Records contained in a dataset:
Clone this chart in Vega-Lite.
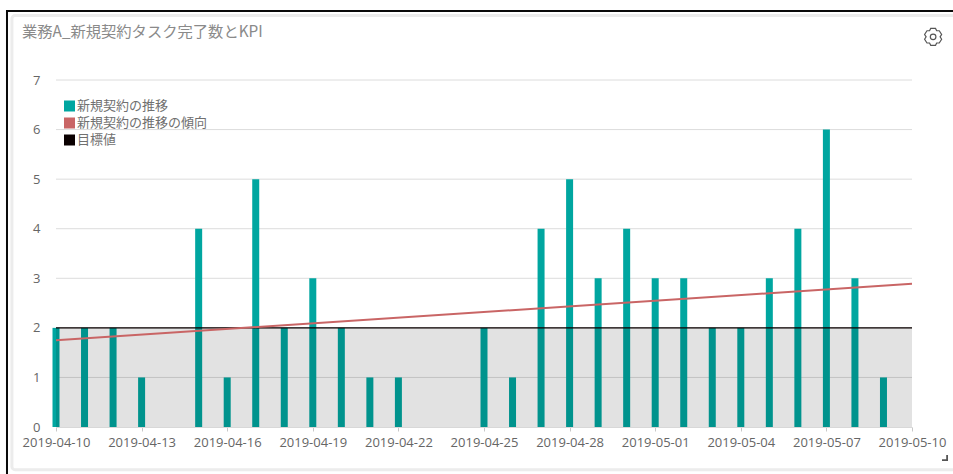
{
"$schema":"https://vega.github.io/schema/vega-lite/v6.json",
"width":856,"height":347,
"autosize":{"type":"none"},
"padding":{"left":56,"top":80,"right":41,"bottom":47},
"background":"#ffffff",
"title":{"text":"業務A_新規契約タスク完了数とKPI","anchor":"start","dx":16,"offset":-30,"font":"Noto Sans CJK JP","fontSize":15.3,"fontWeight":"normal","color":"#8a8a8a"},
"config":{"view":{"stroke":null},"font":"Open Sans"},
"datasets":{
"bars":[
{"date":"2019-04-10","series":"新規契約の推移","count":2},{"date":"2019-04-11","series":"新規契約の推移","count":2},{"date":"2019-04-12","series":"新規契約の推移","count":2},{"date":"2019-04-13","series":"新規契約の推移","count":1},{"date":"2019-04-15","series":"新規契約の推移","count":4},{"date":"2019-04-16","series":"新規契約の推移","count":1},{"date":"2019-04-17","series":"新規契約の推移","count":5},{"date":"2019-04-18","series":"新規契約の推移","count":2},{"date":"2019-04-19","series":"新規契約の推移","count":3},{"date":"2019-04-20","series":"新規契約の推移","count":2},{"date":"2019-04-21","series":"新規契約の推移","count":1},{"date":"2019-04-22","series":"新規契約の推移","count":1},{"date":"2019-04-25","series":"新規契約の推移","count":2},{"date":"2019-04-26","series":"新規契約の推移","count":1},{"date":"2019-04-27","series":"新規契約の推移","count":4},{"date":"2019-04-28","series":"新規契約の推移","count":5},{"date":"2019-04-29","series":"新規契約の推移","count":3},{"date":"2019-04-30","series":"新規契約の推移","count":4},{"date":"2019-05-01","series":"新規契約の推移","count":3},{"date":"2019-05-02","series":"新規契約の推移","count":3},{"date":"2019-05-03","series":"新規契約の推移","count":2},{"date":"2019-05-04","series":"新規契約の推移","count":2},{"date":"2019-05-05","series":"新規契約の推移","count":3},{"date":"2019-05-06","series":"新規契約の推移","count":4},{"date":"2019-05-07","series":"新規契約の推移","count":6},{"date":"2019-05-08","series":"新規契約の推移","count":3},{"date":"2019-05-09","series":"新規契約の推移","count":1}],
"goal":[{"date":"2019-04-10","series":"目標値","value":2},{"date":"2019-05-10","series":"目標値","value":2}],
"trend":[{"date":"2019-04-10","series":"新規契約の推移の傾向","value":1.75},{"date":"2019-05-10","series":"新規契約の推移の傾向","value":2.89}],
"chrome":[{"part":"panel"}],
"gridlines":[{"level":1},{"level":2},{"level":3},{"level":4},{"level":5},{"level":6},{"level":7}]
},
"encoding":{
"x":{"type":"temporal","title":null,
 "scale":{"type":"utc","padding":0,"domain":[{"year":2019,"month":4,"date":10,"utc":true},{"year":2019,"month":5,"date":10,"utc":true}]},
 "axis":{"zindex":1,"values":[{"year":2019,"month":4,"date":10,"utc":true},{"year":2019,"month":4,"date":13,"utc":true},{"year":2019,"month":4,"date":16,"utc":true},{"year":2019,"month":4,"date":19,"utc":true},{"year":2019,"month":4,"date":22,"utc":true},{"year":2019,"month":4,"date":25,"utc":true},{"year":2019,"month":4,"date":28,"utc":true},{"year":2019,"month":5,"date":1,"utc":true},{"year":2019,"month":5,"date":4,"utc":true},{"year":2019,"month":5,"date":7,"utc":true},{"year":2019,"month":5,"date":10,"utc":true}],
  "labelExpr":"utcFormat(datum.value,'%Y-%m-%d')","grid":false,"domainColor":"#d8d8d8","tickColor":"#c8c8c8","tickSize":4,"labelColor":"#666666","labelFont":"Open Sans","labelFontSize":13,"labelPadding":5,"labelFlush":false,"labelOverlap":false}},
"y":{"type":"quantitative","title":null,
 "scale":{"domain":[0,7],"nice":false,"clamp":false},
 "axis":{"zindex":1,"values":[0,1,2,3,4,5,6,7],"format":"d","grid":false,"domain":false,"ticks":false,"labelColor":"#666666","labelFont":"Open Sans","labelFontSize":13,"labelPadding":16}}
},
"layer":[
{"data":{"name":"chrome"},"mark":{"type":"rect","fill":"#ffffff","stroke":"#0a0a0a","strokeWidth":2},
 "encoding":{"x":{"datum":1554706000000},"x2":{"datum":1557700000000},"y":{"datum":8.39},"y2":{"datum":-1.2}}},
{"data":{"name":"chrome"},"mark":{"type":"rect","fill":"#ffffff","stroke":"#ececec","strokeWidth":3,"cornerRadius":3},
 "encoding":{"x":{"datum":1554721000000},"x2":{"datum":1557700000000},"y":{"datum":8.3},"y2":{"datum":-0.86}}},
{"data":{"name":"gridlines"},"mark":{"type":"rule","color":"#dcdcdc","strokeWidth":1},"encoding":{"y":{"field":"level"}}},
{"data":{"name":"bars"},"mark":{"type":"bar","width":7},"encoding":{"x":{"field":"date"},"y":{"field":"count"},
 "color":{"field":"series","type":"nominal","title":null,
 "scale":{"domain":["新規契約の推移","新規契約の推移の傾向","目標値"],"range":["#00a6a0","#c96565","#0a0000"]},
 "legend":{"orient":"none","legendX":7,"legendY":19.5,"title":null,"symbolType":"square","symbolSize":121,"symbolStrokeWidth":0,"symbolOpacity":1,"labelFont":"Noto Sans CJK JP","labelFontSize":13,"labelColor":"#707070","labelOffset":1,"rowPadding":3,"padding":0,"offset":0,
  "encode":{"symbols":{"update":{"fill":{"scale":"color","field":"value"},"stroke":{"value":"transparent"}}}}}}}},
{"data":{"name":"goal"},"mark":{"type":"area","fill":"#000000","opacity":0.115},"encoding":{"x":{"field":"date"},"y":{"field":"value"}}},
{"data":{"name":"goal"},"mark":{"type":"line","strokeWidth":1.2},"encoding":{"x":{"field":"date"},"y":{"field":"value"},"color":{"field":"series","type":"nominal"}}},
{"data":{"name":"trend"},"mark":{"type":"line","strokeWidth":2},"encoding":{"x":{"field":"date"},"y":{"field":"value"},"color":{"field":"series","type":"nominal"}}},
{"data":{"name":"chrome"},"mark":{"type":"point","shape":"M-0.28 -1 L0.28 -1 L0.42 -0.72 L0.72 -0.72 L1 -0.28 L0.82 0 L1 0.28 L0.72 0.72 L0.42 0.72 L0.28 1 L-0.28 1 L-0.42 0.72 L-0.72 0.72 L-1 0.28 L-0.82 0 L-1 -0.28 L-0.72 -0.72 L-0.42 -0.72 Z M0.33 0 A0.33 0.33 0 1 1 -0.33 0 A0.33 0.33 0 1 1 0.33 0 Z","size":290,"filled":false,"stroke":"#555555","strokeWidth":1.2,"opacity":1},
 "encoding":{"x":{"datum":1557510336000},"y":{"datum":7.87}}},
{"data":{"name":"chrome"},"mark":{"type":"point","shape":"M1 -1 L1 1 L-1 1 L-1 0.4 L0.4 0.4 L0.4 -1 Z","size":36,"filled":true,"fill":"#555555","opacity":1},
 "encoding":{"x":{"datum":1557546350000},"y":{"datum":-0.625}}}
]
}
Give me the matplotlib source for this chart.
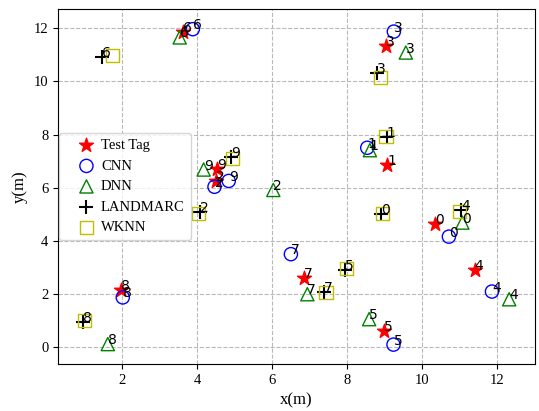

**Your goal**
Write out each entry exactly as given, omitting any picture.

**Exercise response**
Clone this chart in Vega-Lite.
{
"$schema":"https://vega.github.io/schema/vega-lite/v6.json",
"width":856,"height":347,
"autosize":{"type":"none"},
"padding":{"left":56,"top":80,"right":41,"bottom":47},
"background":"#ffffff",
"title":{"text":"業務A_新規契約タスク完了数とKPI","anchor":"start","dx":16,"offset":-30,"font":"Noto Sans CJK JP","fontSize":15.3,"fontWeight":"normal","color":"#8a8a8a"},
"config":{"view":{"stroke":null},"font":"Open Sans"},
"datasets":{
"bars":[
{"date":"2019-04-10","series":"新規契約の推移","count":2},{"date":"2019-04-11","series":"新規契約の推移","count":2},{"date":"2019-04-12","series":"新規契約の推移","count":2},{"date":"2019-04-13","series":"新規契約の推移","count":1},{"date":"2019-04-15","series":"新規契約の推移","count":4},{"date":"2019-04-16","series":"新規契約の推移","count":1},{"date":"2019-04-17","series":"新規契約の推移","count":5},{"date":"2019-04-18","series":"新規契約の推移","count":2},{"date":"2019-04-19","series":"新規契約の推移","count":3},{"date":"2019-04-20","series":"新規契約の推移","count":2},{"date":"2019-04-21","series":"新規契約の推移","count":1},{"date":"2019-04-22","series":"新規契約の推移","count":1},{"date":"2019-04-25","series":"新規契約の推移","count":2},{"date":"2019-04-26","series":"新規契約の推移","count":1},{"date":"2019-04-27","series":"新規契約の推移","count":4},{"date":"2019-04-28","series":"新規契約の推移","count":5},{"date":"2019-04-29","series":"新規契約の推移","count":3},{"date":"2019-04-30","series":"新規契約の推移","count":4},{"date":"2019-05-01","series":"新規契約の推移","count":3},{"date":"2019-05-02","series":"新規契約の推移","count":3},{"date":"2019-05-03","series":"新規契約の推移","count":2},{"date":"2019-05-04","series":"新規契約の推移","count":2},{"date":"2019-05-05","series":"新規契約の推移","count":3},{"date":"2019-05-06","series":"新規契約の推移","count":4},{"date":"2019-05-07","series":"新規契約の推移","count":6},{"date":"2019-05-08","series":"新規契約の推移","count":3},{"date":"2019-05-09","series":"新規契約の推移","count":1}],
"goal":[{"date":"2019-04-10","series":"目標値","value":2},{"date":"2019-05-10","series":"目標値","value":2}],
"trend":[{"date":"2019-04-10","series":"新規契約の推移の傾向","value":1.75},{"date":"2019-05-10","series":"新規契約の推移の傾向","value":2.89}],
"chrome":[{"part":"panel"}],
"gridlines":[{"level":1},{"level":2},{"level":3},{"level":4},{"level":5},{"level":6},{"level":7}]
},
"encoding":{
"x":{"type":"temporal","title":null,
 "scale":{"type":"utc","padding":0,"domain":[{"year":2019,"month":4,"date":10,"utc":true},{"year":2019,"month":5,"date":10,"utc":true}]},
 "axis":{"zindex":1,"values":[{"year":2019,"month":4,"date":10,"utc":true},{"year":2019,"month":4,"date":13,"utc":true},{"year":2019,"month":4,"date":16,"utc":true},{"year":2019,"month":4,"date":19,"utc":true},{"year":2019,"month":4,"date":22,"utc":true},{"year":2019,"month":4,"date":25,"utc":true},{"year":2019,"month":4,"date":28,"utc":true},{"year":2019,"month":5,"date":1,"utc":true},{"year":2019,"month":5,"date":4,"utc":true},{"year":2019,"month":5,"date":7,"utc":true},{"year":2019,"month":5,"date":10,"utc":true}],
  "labelExpr":"utcFormat(datum.value,'%Y-%m-%d')","grid":false,"domainColor":"#d8d8d8","tickColor":"#c8c8c8","tickSize":4,"labelColor":"#666666","labelFont":"Open Sans","labelFontSize":13,"labelPadding":5,"labelFlush":false,"labelOverlap":false}},
"y":{"type":"quantitative","title":null,
 "scale":{"domain":[0,7],"nice":false,"clamp":false},
 "axis":{"zindex":1,"values":[0,1,2,3,4,5,6,7],"format":"d","grid":false,"domain":false,"ticks":false,"labelColor":"#666666","labelFont":"Open Sans","labelFontSize":13,"labelPadding":16}}
},
"layer":[
{"data":{"name":"chrome"},"mark":{"type":"rect","fill":"#ffffff","stroke":"#0a0a0a","strokeWidth":2},
 "encoding":{"x":{"datum":1554706000000},"x2":{"datum":1557700000000},"y":{"datum":8.39},"y2":{"datum":-1.2}}},
{"data":{"name":"chrome"},"mark":{"type":"rect","fill":"#ffffff","stroke":"#ececec","strokeWidth":3,"cornerRadius":3},
 "encoding":{"x":{"datum":1554721000000},"x2":{"datum":1557700000000},"y":{"datum":8.3},"y2":{"datum":-0.86}}},
{"data":{"name":"gridlines"},"mark":{"type":"rule","color":"#dcdcdc","strokeWidth":1},"encoding":{"y":{"field":"level"}}},
{"data":{"name":"bars"},"mark":{"type":"bar","width":7},"encoding":{"x":{"field":"date"},"y":{"field":"count"},
 "color":{"field":"series","type":"nominal","title":null,
 "scale":{"domain":["新規契約の推移","新規契約の推移の傾向","目標値"],"range":["#00a6a0","#c96565","#0a0000"]},
 "legend":{"orient":"none","legendX":7,"legendY":19.5,"title":null,"symbolType":"square","symbolSize":121,"symbolStrokeWidth":0,"symbolOpacity":1,"labelFont":"Noto Sans CJK JP","labelFontSize":13,"labelColor":"#707070","labelOffset":1,"rowPadding":3,"padding":0,"offset":0,
  "encode":{"symbols":{"update":{"fill":{"scale":"color","field":"value"},"stroke":{"value":"transparent"}}}}}}}},
{"data":{"name":"goal"},"mark":{"type":"area","fill":"#000000","opacity":0.115},"encoding":{"x":{"field":"date"},"y":{"field":"value"}}},
{"data":{"name":"goal"},"mark":{"type":"line","strokeWidth":1.2},"encoding":{"x":{"field":"date"},"y":{"field":"value"},"color":{"field":"series","type":"nominal"}}},
{"data":{"name":"trend"},"mark":{"type":"line","strokeWidth":2},"encoding":{"x":{"field":"date"},"y":{"field":"value"},"color":{"field":"series","type":"nominal"}}},
{"data":{"name":"chrome"},"mark":{"type":"point","shape":"M-0.28 -1 L0.28 -1 L0.42 -0.72 L0.72 -0.72 L1 -0.28 L0.82 0 L1 0.28 L0.72 0.72 L0.42 0.72 L0.28 1 L-0.28 1 L-0.42 0.72 L-0.72 0.72 L-1 0.28 L-0.82 0 L-1 -0.28 L-0.72 -0.72 L-0.42 -0.72 Z M0.33 0 A0.33 0.33 0 1 1 -0.33 0 A0.33 0.33 0 1 1 0.33 0 Z","size":290,"filled":false,"stroke":"#555555","strokeWidth":1.2,"opacity":1},
 "encoding":{"x":{"datum":1557510336000},"y":{"datum":7.87}}},
{"data":{"name":"chrome"},"mark":{"type":"point","shape":"M1 -1 L1 1 L-1 1 L-1 0.4 L0.4 0.4 L0.4 -1 Z","size":36,"filled":true,"fill":"#555555","opacity":1},
 "encoding":{"x":{"datum":1557546350000},"y":{"datum":-0.625}}}
]
}
Give me the matplotlib source for this chart.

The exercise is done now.